When the path ends at a road, cross the river on the Bishopsford Road bridge
Continue along the river, now on the south bank passing football grounds
The path runs here along a sturdy fence instead of directly along the river. The area behind the fence, Watermeads, is a nature reserve. It is actually frequently flooded and it would not be sensible to build a paved cycle trail through it. When the path reaches the riverside again, you enter Poulter Park, named after the gentleman who gifted the property to the borough. His 19th century mansion, Bishopsford House, stands on upper ground to your right, but what you see is actually a 21st century building as the original mansion burnt down in 2001. It is now a block of private luxury flats.
Follow the paved cycle path (the Wandle Trail) as it meanders along the river passing large playing fields.
At the end of the cycle path, you reach Watermead Lane, a residential road along the river
L on the road bridge across the river, you are now on Goat Road.
This road soon runs along a large open space (on the right side). You can walk in the open space called Mill Green as long as you keep close to Goat Road. Being a green, it is just a plain expanse of grass without amenities. There is a canal running through it, confirming that the name comes from a former mill.
At the large crossroads at the end of Goat Road, cross Goat Road and take a path along a row of houses. The path is parallel to the main road but is separated from it by a strip of greenery.

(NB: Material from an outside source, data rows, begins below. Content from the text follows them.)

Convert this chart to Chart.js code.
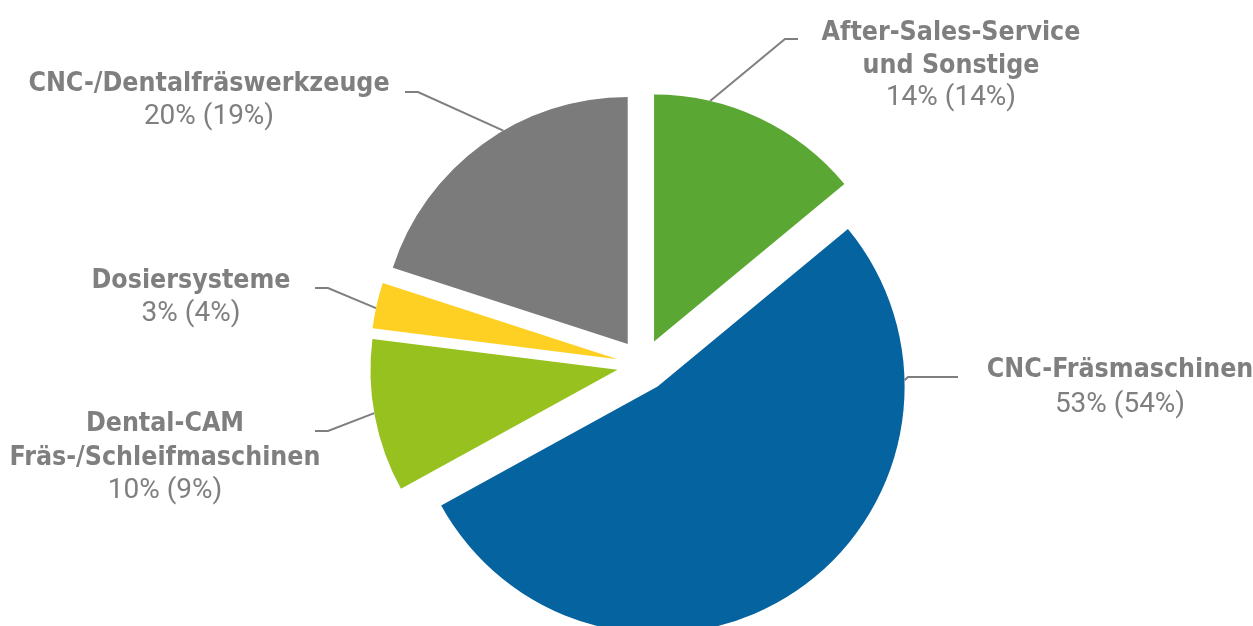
<!DOCTYPE html>
<html>
<head>
<meta charset="utf-8">
<script src="https://cdn.jsdelivr.net/npm/chart.js@4.4.1/dist/chart.umd.min.js"></script>
<style>
  html, body { margin: 0; padding: 0; background: #fff; }
</style>
</head>
<body>
<canvas id="pie-chart" width="1253" height="626"></canvas>
<script>
/* ---- data ---- */
var categories = [
  ['After-Sales-Service', 'und Sonstige'],
  ['CNC-Fräsmaschinen'],
  ['Dental-CAM', 'Fräs-/Schleifmaschinen'],
  ['Dosiersysteme'],
  ['CNC-/Dentalfräswerkzeuge']
];
var shares = [14, 53, 10, 3, 20];          // current year, %
var sharesPrevYear = [14, 54, 9, 4, 19];   // previous year, % (in brackets)
var sliceColors = ['#5ba733', '#0563a0', '#97c11f', '#fdd023', '#7b7b7b'];

/* ---- label placement (leader point on arc as fraction of the slice, elbow, text) ---- */
var labelLayout = [
  { frac: 0.26, elbow: [785, 39],  end: [798, 39],  x: 951,  y: [40, 73, 105] },
  { frac: 0.20, elbow: [908, 377], end: [958, 377], x: 1120, y: [377, 412] },
  { frac: 0.52, elbow: [328, 431], end: [315, 431], x: 165,  y: [431, 465, 498] },
  { frac: 0.44, elbow: [328, 288], end: [315, 288], x: 191,  y: [288, 321] },
  { frac: 0.58, elbow: [418, 92],  end: [405, 92],  x: 209,  y: [91, 124] }
];

var EXPLODE = 26;
var textColor = '#7f7f7f';
var boldFont = 'bold 26.5px "DejaVu Sans Condensed", "DejaVu Sans", sans-serif';
var plainFont = '28px Roboto, "Liberation Sans", sans-serif';

// push every slice out along its own bisector
var explodePlugin = {
  id: 'explode',
  afterDatasetUpdate: function(chart, args) {
    args.meta.data.forEach(function(arc) {
      var mid = (arc.startAngle + arc.endAngle) / 2;
      arc.x += Math.cos(mid) * EXPLODE;
      arc.y += Math.sin(mid) * EXPLODE;
    });
  }
};

var labelPlugin = {
  id: 'sliceLabels',
  afterDatasetsDraw: function(chart) {
    var ctx = chart.ctx;
    var arcs = chart.getDatasetMeta(0).data;
    ctx.save();
    arcs.forEach(function(arc, i) {
      var lay = labelLayout[i];
      var a = arc.startAngle + lay.frac * (arc.endAngle - arc.startAngle);
      var sx = arc.x + Math.cos(a) * arc.outerRadius;
      var sy = arc.y + Math.sin(a) * arc.outerRadius;

      ctx.strokeStyle = textColor;
      ctx.lineWidth = 2;
      ctx.beginPath();
      ctx.moveTo(sx, sy);
      ctx.lineTo(lay.elbow[0], lay.elbow[1]);
      ctx.lineTo(lay.end[0], lay.end[1]);
      ctx.stroke();

      ctx.fillStyle = textColor;
      ctx.textAlign = 'center';
      ctx.textBaseline = 'alphabetic';
      var lines = categories[i];
      ctx.font = boldFont;
      lines.forEach(function(t, k) {
        ctx.fillText(t, lay.x, lay.y[k]);
      });
      ctx.font = plainFont;
      ctx.fillText(shares[i] + '% (' + sharesPrevYear[i] + '%)', lay.x, lay.y[lines.length]);
    });
    ctx.restore();
  }
};

new Chart(document.getElementById('pie-chart'), {
  type: 'pie',
  data: {
    labels: categories.map(function(l) { return l.join(' '); }),
    datasets: [{
      data: shares,
      backgroundColor: sliceColors,
      borderWidth: 0
    }]
  },
  options: {
    responsive: false,
    animation: false,
    events: [],
    radius: 247,
    layout: { padding: { left: 33, top: 104, right: 0, bottom: 0 } },
    plugins: {
      legend: { display: false },
      tooltip: { enabled: false }
    }
  },
  plugins: [explodePlugin, labelPlugin]
});
</script>
</body>
</html>
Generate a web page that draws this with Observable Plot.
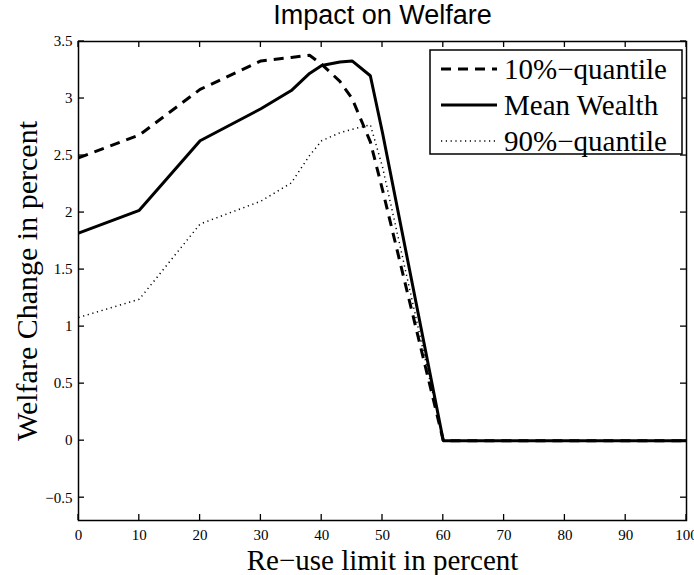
<!DOCTYPE html>
<html><head><meta charset="utf-8">
<script src="https://cdn.jsdelivr.net/npm/d3@7"></script>
<script src="https://cdn.jsdelivr.net/npm/@observablehq/plot@0.6"></script>
<style>body{margin:0;background:#fff;} #chart{position:relative;width:694px;height:575px;}</style>
</head><body><div id="chart"></div>
<script>
const reuse = [0, 10, 20, 30, 35, 38, 40, 43, 45, 48, 50, 60, 70, 80, 90, 100];
const q10   = [2.48, 2.68, 3.08, 3.33, 3.36, 3.38, 3.30, 3.15, 3.00, 2.62, 2.20, 0, 0, 0, 0, 0];
const meanW = [1.82, 2.02, 2.63, 2.91, 3.07, 3.22, 3.29, 3.32, 3.33, 3.20, 2.70, 0, 0, 0, 0, 0];
const q90   = [1.08, 1.24, 1.90, 2.10, 2.26, 2.50, 2.63, 2.70, 2.73, 2.77, 2.40, 0, 0, 0, 0, 0];
const seriesNames = ["10%\u2212quantile", "Mean Wealth", "90%\u2212quantile"];
const xTicks = [0, 10, 20, 30, 40, 50, 60, 70, 80, 90, 100];
const yTicks = [-0.5, 0, 0.5, 1, 1.5, 2, 2.5, 3, 3.5];
const title = "Impact on Welfare";
const xLabel = "Re\u2212use limit in percent";
const yLabel = "Welfare Change in percent";

const seriesValues = [q10, meanW, q90];
const styles = [
  {strokeWidth: 3, strokeDasharray: "10,7"},
  {strokeWidth: 3, strokeDasharray: null},
  {strokeWidth: 1.5, strokeDasharray: "1.2,3.6"}
];
const serif = "'Liberation Serif', 'Times New Roman', serif";
const fmt = d => String(d).replace("-", "\u2212");

const lineMarks = seriesValues.map((vals, s) =>
  Plot.line(reuse.map((x, i) => ({x, y: vals[i]})), {
    x: "x", y: "y", stroke: "#000", strokeWidth: styles[s].strokeWidth,
    strokeDasharray: styles[s].strokeDasharray, strokeLinejoin: "miter", strokeLinecap: "butt"
  })
);

const plot = Plot.plot({
  width: 694, height: 575,
  marginTop: 41, marginBottom: 55, marginLeft: 78, marginRight: 8,
  style: {fontFamily: serif, fontSize: "15px", color: "#000", background: "#fff", overflow: "visible"},
  x: {domain: [0, 100]},
  y: {domain: [-0.7, 3.5]},
  marks: [
    ...lineMarks,
    Plot.axisX(xTicks, {anchor: "bottom", tickSize: 0, tickPadding: 9, label: null, tickFormat: fmt}),
    Plot.axisY(yTicks, {anchor: "left", tickSize: 0, tickPadding: 6, label: null, tickFormat: fmt}),
    Plot.frame({stroke: "#000", strokeWidth: 1.5}),
    Plot.text([title], {frameAnchor: "top", dy: -26, lineAnchor: "middle", textAnchor: "middle",
      fontFamily: "'Liberation Sans', Arial, sans-serif", fontSize: 27, fill: "#000"}),
    Plot.text([xLabel], {frameAnchor: "bottom", dy: 40, lineAnchor: "middle", textAnchor: "middle", fontSize: 29, fill: "#000"}),
    Plot.text([yLabel], {frameAnchor: "left", dx: -51, rotate: -90, lineAnchor: "middle", textAnchor: "middle", fontSize: 30, fill: "#000"})
  ]
});
document.getElementById("chart").appendChild(plot);

const svg = d3.select(plot);
// inward tick marks on all four sides, placed with the plot's own scales
const sx = plot.scale("x"), sy = plot.scale("y");
const [xl, xr] = sx.range, [yb, yt] = sy.range;
const tg = svg.append("g").attr("stroke", "#000").attr("stroke-width", 1.3).attr("fill", "none");
xTicks.forEach(v => {
  const px = sx.apply(v);
  tg.append("line").attr("x1", px).attr("x2", px).attr("y1", yb).attr("y2", yb - 6);
  tg.append("line").attr("x1", px).attr("x2", px).attr("y1", yt).attr("y2", yt + 6);
});
yTicks.forEach(v => {
  const py = sy.apply(v);
  tg.append("line").attr("y1", py).attr("y2", py).attr("x1", xl).attr("x2", xl + 6);
  tg.append("line").attr("y1", py).attr("y2", py).attr("x1", xr).attr("x2", xr - 6);
});

// legend
const lg = svg.append("g");
const box = {x: 430, y: 50, w: 252, h: 104};
lg.append("rect").attr("x", box.x).attr("y", box.y).attr("width", box.w).attr("height", box.h)
  .attr("fill", "#fff").attr("stroke", "#000").attr("stroke-width", 1.5);
seriesNames.forEach((name, i) => {
  const cy = box.y + 19 + i * 36;
  lg.append("line").attr("x1", box.x + 11).attr("x2", box.x + 67).attr("y1", cy).attr("y2", cy)
    .attr("stroke", "#000").attr("stroke-width", styles[i].strokeWidth)
    .attr("stroke-dasharray", styles[i].strokeDasharray);
  lg.append("text").attr("x", box.x + 74).attr("y", cy).attr("dy", "0.35em")
    .attr("text-anchor", "start")
    .attr("font-family", serif).attr("font-size", 29).attr("fill", "#000").text(name);
});
</script>
</body></html>
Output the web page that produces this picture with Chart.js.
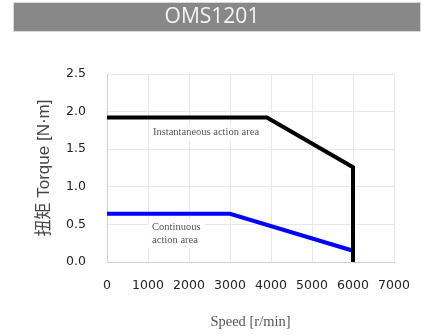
<!DOCTYPE html>
<html>
<head>
<meta charset="utf-8">
<script src="https://cdn.jsdelivr.net/npm/chart.js@4"></script>
<style>
html,body{margin:0;padding:0;background:#fff;}
#wrap{width:429px;height:335px;position:relative;}
</style>
</head>
<body>
<div id="wrap"><canvas id="c" width="429" height="335"></canvas></div>
<script>
const chartTitle = "OMS1201";
const xTitle = "Speed [r/min]";
const yTitle = "扭矩 Torque [N·m]";
const xTicks = [0, 1000, 2000, 3000, 4000, 5000, 6000, 7000];
const yTicks = [0.0, 0.5, 1.0, 1.5, 2.0, 2.5];

const instSpeed = [0, 3900, 6000, 6000];
const instTorque = [1.92, 1.92, 1.26, 0];
const contSpeed = [0, 3000, 6000];
const contTorque = [0.64, 0.64, 0.15];

const areaLabels = [
  {lines: ["Instantaneous action area"], x: 1120, y: 1.72},
  {lines: ["Continuous", "action area"], x: 1100, y: 0.46}
];

const toPts = (xs, ys) => xs.map((x, i) => ({x: x, y: ys[i]}));

const titleBar = {
  id: 'titleBar',
  beforeDraw(chart) {
    const ctx = chart.ctx;
    ctx.save();
    ctx.fillStyle = '#d8d8d8';
    ctx.fillRect(13, 2, 408, 30);
    ctx.fillStyle = '#888888';
    ctx.fillRect(14, 3, 406, 28);
    ctx.fillStyle = '#f4f4f4';
    ctx.font = '21px "Open Sans", "Noto Sans", sans-serif';
    ctx.textAlign = 'center';
    ctx.textBaseline = 'middle';
    ctx.fillText(chartTitle, 212, 17.5);
    ctx.restore();
  }
};

const areaText = {
  id: 'areaText',
  beforeDatasetsDraw(chart) {
    const ctx = chart.ctx;
    const xs = chart.scales.x, ys = chart.scales.y;
    ctx.save();
    ctx.font = '10.5px "Liberation Serif", "DejaVu Serif", serif';
    ctx.textAlign = 'left';
    ctx.textBaseline = 'middle';
    areaLabels.forEach(l => {
      const px = xs.getPixelForValue(l.x);
      const py = ys.getPixelForValue(l.y);
      const lh = 13;
      let w = 0;
      l.lines.forEach(t => { w = Math.max(w, ctx.measureText(t).width); });
      ctx.fillStyle = '#ffffff';
      ctx.fillRect(px - 4, py - 8, w + 8, lh * l.lines.length + 3);
      ctx.fillStyle = '#555555';
      l.lines.forEach((t, i) => ctx.fillText(t, px, py + i * lh));
    });
    ctx.restore();
  }
};

new Chart(document.getElementById('c'), {
  type: 'line',
  data: {
    datasets: [
      {data: toPts(instSpeed, instTorque), borderColor: '#000000', borderWidth: 4, pointRadius: 0, tension: 0, fill: false},
      {data: toPts(contSpeed, contTorque), borderColor: '#0000ff', borderWidth: 4, pointRadius: 0, tension: 0, fill: false}
    ]
  },
  options: {
    responsive: false,
    animation: false,
    layout: {padding: {top: 74, right: 35, left: 0, bottom: 0}},
    plugins: {legend: {display: false}, tooltip: {enabled: false}, title: {display: false}},
    scales: {
      x: {
        type: 'linear', min: 0, max: 7000,
        afterBuildTicks: s => { s.ticks = xTicks.map(v => ({value: v})); },
        afterFit: s => { s.height = 73; },
        grid: {color: '#e8e8e8', drawTicks: false},
        border: {color: '#d0d0d0'},
        ticks: {padding: 16, color: '#222', font: {family: '"DejaVu Sans", sans-serif', size: 12.5}, maxRotation: 0, autoSkip: false, callback: v => String(v)},
        title: {display: true, text: xTitle, color: '#555', font: {family: '"Liberation Serif", serif', size: 14.5}, padding: {top: 0, bottom: 4}}
      },
      y: {
        type: 'linear', min: 0, max: 2.5,
        afterBuildTicks: s => { s.ticks = yTicks.map(v => ({value: v})); },
        afterFit: s => { s.width = 107; },
        grid: {color: '#e8e8e8', drawTicks: false},
        border: {color: '#d0d0d0'},
        ticks: {padding: 21, color: '#222', font: {family: '"DejaVu Sans", sans-serif', size: 12.5}, callback: v => Number(v).toFixed(1)},
        title: {display: true, text: yTitle, color: '#444', font: {family: '"Liberation Sans", "Noto Sans CJK SC", sans-serif', size: 17}, padding: {top: 34, bottom: 0}}
      }
    }
  },
  plugins: [titleBar, areaText]
});
</script>
</body>
</html>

The path crosses two minor roads and reaches the end of the row of houses. It ends shortly afterwards at the third access road, Aspen Gardens
R towards the main road, cross the main road for
The station opened as a train station in 1868 when a new train line linking Sutton with Streatham was built, crossing here the older line from Wimbledon to Croydon. As no one lived nearby at the time, it was only built for interchange purposes. The tram platforms are located on part of the old station, but they are completely separate from the train network and there is no station building for tram travellers.